I think maybe the crowd was wowed by a routine that included a bunch of cool things that just don't count for more according to the rules. It is like a basketball team who plays with great flourish, spinning in the air on the way to their dunks, etc. The crowd goes crazy. Then they notice the scoreboard. The referees have decided that this beautiful team loses! And why? Because there's some rule about the total number of points. As if that's all that matters. Well, if you don't like the rules try to get them changed. In the meantime, you lose. The crowd is not the judge.

Gymnastics scoring is largely objective, but there is an explicitly subjective element to the score. The Hamm case is one in which an error was made according to the objective elements of the score. The South Korean's routine was mistakenly thought not to have the full level of difficulty. That was a mistake. It did. Nothing subjective about it. So the Hamm case should not be lumped with the Russian case to condemn gymnastics as a subjectively judged sport. Perhaps the subjective element in gymnastics should be removed.
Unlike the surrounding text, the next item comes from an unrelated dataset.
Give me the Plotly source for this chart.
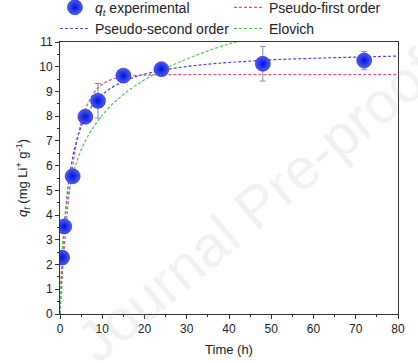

Perhaps the cap score of 10.0 should be relaxed, allowing bonus points for special accomplishments such as more release moves (where one is completely out of contact with the apparatus) than the other guy. I think the problem with gymnastics scoring is not mainly that it has a subjective component, but that the scores are all jammed into the tiny corner just below 10.0. There's room for improvement in the scoring, but it is an insult to the athletes to suggest theirs is just an aesthetic display, judged for its beauty or for it's coolness factor.